▶ Short task
Write out the material exactly. Do not include the pictures.

============================================================

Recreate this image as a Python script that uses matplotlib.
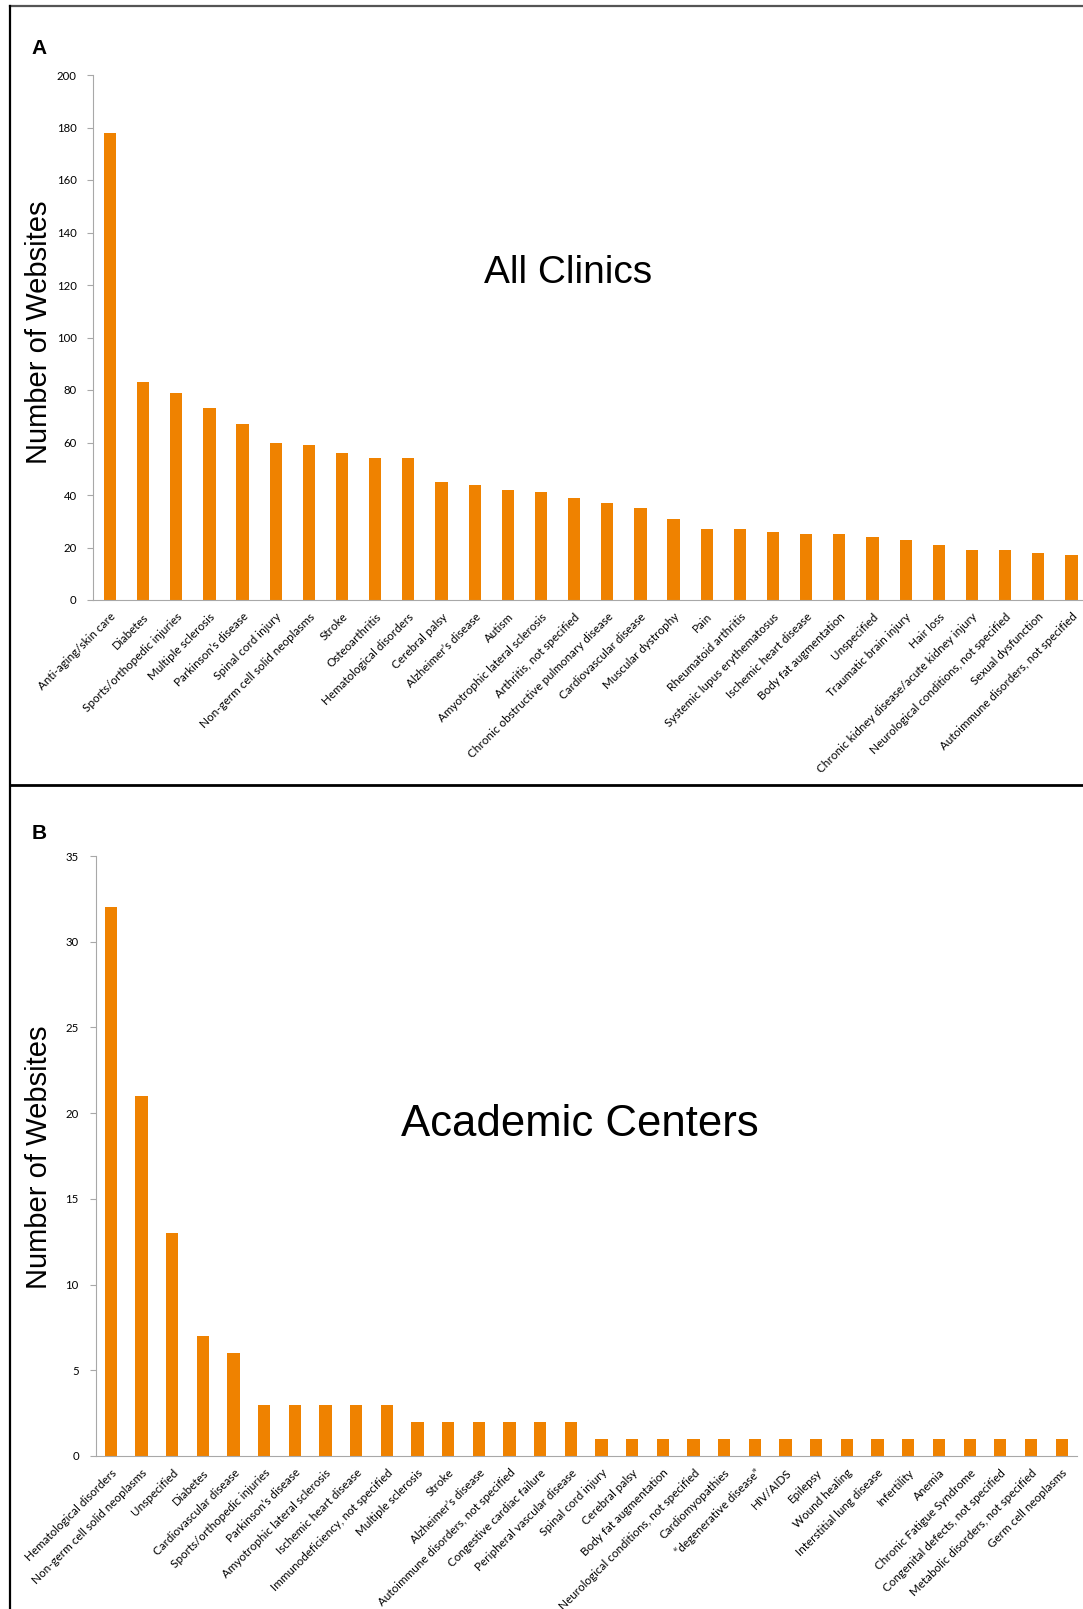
import matplotlib.pyplot as plt
from matplotlib.lines import Line2D

clinics_labels = ["Anti-aging/skin care", "Diabetes", "Sports/orthopedic injuries", "Multiple sclerosis",
                  "Parkinson\u2019s disease", "Spinal cord injury", "Non-germ cell solid neoplasms", "Stroke",
                  "Osteoarthritis", "Hematological disorders", "Cerebral palsy", "Alzheimer\u2019s disease",
                  "Autism", "Amyotrophic lateral sclerosis", "Arthritis, not specified",
                  "Chronic obstructive pulmonary disease", "Cardiovascular disease", "Muscular dystrophy",
                  "Pain", "Rheumatoid arthritis", "Systemic lupus erythematosus", "Ischemic heart disease",
                  "Body fat augmentation", "Unspecified", "Traumatic brain injury", "Hair loss",
                  "Chronic kidney disease/acute kidney injury", "Neurological conditions, not specified",
                  "Sexual dysfunction", "Autoimmune disorders, not specified"]
clinics_values = [178, 83, 79, 73, 67, 60, 59, 56, 54, 54, 45, 44, 42, 41, 39, 37, 35, 31,
                  27, 27, 26, 25, 25, 24, 23, 21, 19, 19, 18, 17]

academic_labels = ["Hematological disorders", "Non-germ cell solid neoplasms", "Unspecified", "Diabetes",
                   "Cardiovascular disease", "Sports/orthopedic injuries", "Parkinson\u2019s disease",
                   "Amyotrophic lateral sclerosis", "Ischemic heart disease", "Immunodeficiency, not specified",
                   "Multiple sclerosis", "Stroke", "Alzheimer\u2019s disease", "Autoimmune disorders, not specified",
                   "Congestive cardiac failure", "Peripheral vascular disease", "Spinal cord injury",
                   "Cerebral palsy", "Body fat augmentation", "Neurological conditions, not specified",
                   "Cardiomyopathies", "\u201cdegenerative disease\u201d", "HIV/AIDS", "Epilepsy", "Wound healing",
                   "Interstitial lung disease", "Infertility", "Anemia", "Chronic Fatigue Syndrome",
                   "Congenital defects, not specified", "Metabolic disorders, not specified", "Germ cell neoplasms"]
academic_values = [32, 21, 13, 7, 6, 3, 3, 3, 3, 3, 2, 2, 2, 2, 2, 2,
                   1, 1, 1, 1, 1, 1, 1, 1, 1, 1, 1, 1, 1, 1, 1, 1]

orange = "#EF8200"
axis_gray = "#a8a8a8"
tick_font = "Lato"
W, H = 1083, 1609

fig = plt.figure(figsize=(W / 100, H / 100), dpi=100)


def px_axes(left, top, right, bottom):
    return fig.add_axes([left / W, 1 - bottom / H, (right - left) / W, (bottom - top) / H])


def panel(ax, labels, values, ymax, ystep, width):
    x = list(range(len(values)))
    ax.bar(x, values, width=width, color=orange)
    ax.set_xlim(-0.5, len(values) - 0.5)
    ax.set_ylim(0, ymax)
    ax.set_yticks(range(0, ymax + 1, ystep))
    ax.set_xticks(x)
    ax.set_xticklabels(labels, rotation=45, ha="right", rotation_mode="anchor",
                       fontsize=8.4, family=tick_font)
    for t in ax.get_yticklabels():
        t.set_fontsize(8.2)
        t.set_family(tick_font)
    ax.spines["top"].set_visible(False)
    ax.spines["right"].set_visible(False)
    ax.spines["left"].set_color(axis_gray)
    ax.spines["bottom"].set_color(axis_gray)
    ax.tick_params(axis="x", length=0, pad=8)
    ax.tick_params(axis="y", length=4, color=axis_gray, pad=8)


axA = px_axes(93.4, 75, 1088, 600)
panel(axA, clinics_labels, clinics_values, 200, 20, 0.37)
axB = px_axes(95.5, 856, 1077, 1456)
panel(axB, academic_labels, academic_values, 35, 5, 0.40)

fig.text(568 / W, 1 - 273 / H, "All Clinics", fontsize=28, family="Liberation Sans", ha="center", va="center")
fig.text(580 / W, 1 - 1125 / H, "Academic Centers", fontsize=31.5, family="Liberation Sans", ha="center", va="center")
fig.text(39 / W, 1 - 332 / H, "Number of Websites", fontsize=21, family="Liberation Sans",
         rotation=90, ha="center", va="center")
fig.text(39 / W, 1 - 1157 / H, "Number of Websites", fontsize=21, family="Liberation Sans",
         rotation=90, ha="center", va="center")
fig.text(39 / W, 1 - 48 / H, "A", fontsize=15, fontweight="bold", family="Liberation Sans", ha="center", va="center")
fig.text(39 / W, 1 - 834 / H, "B", fontsize=15, fontweight="bold", family="Liberation Sans", ha="center", va="center")

# frame lines
fig.add_artist(Line2D([10 / W, 1], [1 - 6 / H, 1 - 6 / H], color="#555555", lw=1.6))
fig.add_artist(Line2D([10 / W, 10 / W], [0, 1 - 6 / H], color="black", lw=1.6))
fig.add_artist(Line2D([10 / W, 1], [1 - 785 / H, 1 - 785 / H], color="black", lw=2))

fig.savefig("out.png", dpi=100)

============================================================

▶ Result of the exercise
Recreate this image as a Python script that uses matplotlib.
import matplotlib.pyplot as plt
from matplotlib.lines import Line2D

clinics_labels = ["Anti-aging/skin care", "Diabetes", "Sports/orthopedic injuries", "Multiple sclerosis",
                  "Parkinson\u2019s disease", "Spinal cord injury", "Non-germ cell solid neoplasms", "Stroke",
                  "Osteoarthritis", "Hematological disorders", "Cerebral palsy", "Alzheimer\u2019s disease",
                  "Autism", "Amyotrophic lateral sclerosis", "Arthritis, not specified",
                  "Chronic obstructive pulmonary disease", "Cardiovascular disease", "Muscular dystrophy",
                  "Pain", "Rheumatoid arthritis", "Systemic lupus erythematosus", "Ischemic heart disease",
                  "Body fat augmentation", "Unspecified", "Traumatic brain injury", "Hair loss",
                  "Chronic kidney disease/acute kidney injury", "Neurological conditions, not specified",
                  "Sexual dysfunction", "Autoimmune disorders, not specified"]
clinics_values = [178, 83, 79, 73, 67, 60, 59, 56, 54, 54, 45, 44, 42, 41, 39, 37, 35, 31,
                  27, 27, 26, 25, 25, 24, 23, 21, 19, 19, 18, 17]

academic_labels = ["Hematological disorders", "Non-germ cell solid neoplasms", "Unspecified", "Diabetes",
                   "Cardiovascular disease", "Sports/orthopedic injuries", "Parkinson\u2019s disease",
                   "Amyotrophic lateral sclerosis", "Ischemic heart disease", "Immunodeficiency, not specified",
                   "Multiple sclerosis", "Stroke", "Alzheimer\u2019s disease", "Autoimmune disorders, not specified",
                   "Congestive cardiac failure", "Peripheral vascular disease", "Spinal cord injury",
                   "Cerebral palsy", "Body fat augmentation", "Neurological conditions, not specified",
                   "Cardiomyopathies", "\u201cdegenerative disease\u201d", "HIV/AIDS", "Epilepsy", "Wound healing",
                   "Interstitial lung disease", "Infertility", "Anemia", "Chronic Fatigue Syndrome",
                   "Congenital defects, not specified", "Metabolic disorders, not specified", "Germ cell neoplasms"]
academic_values = [32, 21, 13, 7, 6, 3, 3, 3, 3, 3, 2, 2, 2, 2, 2, 2,
                   1, 1, 1, 1, 1, 1, 1, 1, 1, 1, 1, 1, 1, 1, 1, 1]

orange = "#EF8200"
axis_gray = "#a8a8a8"
tick_font = "Lato"
W, H = 1083, 1609

fig = plt.figure(figsize=(W / 100, H / 100), dpi=100)


def px_axes(left, top, right, bottom):
    return fig.add_axes([left / W, 1 - bottom / H, (right - left) / W, (bottom - top) / H])


def panel(ax, labels, values, ymax, ystep, width):
    x = list(range(len(values)))
    ax.bar(x, values, width=width, color=orange)
    ax.set_xlim(-0.5, len(values) - 0.5)
    ax.set_ylim(0, ymax)
    ax.set_yticks(range(0, ymax + 1, ystep))
    ax.set_xticks(x)
    ax.set_xticklabels(labels, rotation=45, ha="right", rotation_mode="anchor",
                       fontsize=8.4, family=tick_font)
    for t in ax.get_yticklabels():
        t.set_fontsize(8.2)
        t.set_family(tick_font)
    ax.spines["top"].set_visible(False)
    ax.spines["right"].set_visible(False)
    ax.spines["left"].set_color(axis_gray)
    ax.spines["bottom"].set_color(axis_gray)
    ax.tick_params(axis="x", length=0, pad=8)
    ax.tick_params(axis="y", length=4, color=axis_gray, pad=8)


axA = px_axes(93.4, 75, 1088, 600)
panel(axA, clinics_labels, clinics_values, 200, 20, 0.37)
axB = px_axes(95.5, 856, 1077, 1456)
panel(axB, academic_labels, academic_values, 35, 5, 0.40)

fig.text(568 / W, 1 - 273 / H, "All Clinics", fontsize=28, family="Liberation Sans", ha="center", va="center")
fig.text(580 / W, 1 - 1125 / H, "Academic Centers", fontsize=31.5, family="Liberation Sans", ha="center", va="center")
fig.text(39 / W, 1 - 332 / H, "Number of Websites", fontsize=21, family="Liberation Sans",
         rotation=90, ha="center", va="center")
fig.text(39 / W, 1 - 1157 / H, "Number of Websites", fontsize=21, family="Liberation Sans",
         rotation=90, ha="center", va="center")
fig.text(39 / W, 1 - 48 / H, "A", fontsize=15, fontweight="bold", family="Liberation Sans", ha="center", va="center")
fig.text(39 / W, 1 - 834 / H, "B", fontsize=15, fontweight="bold", family="Liberation Sans", ha="center", va="center")

# frame lines
fig.add_artist(Line2D([10 / W, 1], [1 - 6 / H, 1 - 6 / H], color="#555555", lw=1.6))
fig.add_artist(Line2D([10 / W, 10 / W], [0, 1 - 6 / H], color="black", lw=1.6))
fig.add_artist(Line2D([10 / W, 1], [1 - 785 / H, 1 - 785 / H], color="black", lw=2))

fig.savefig("out.png", dpi=100)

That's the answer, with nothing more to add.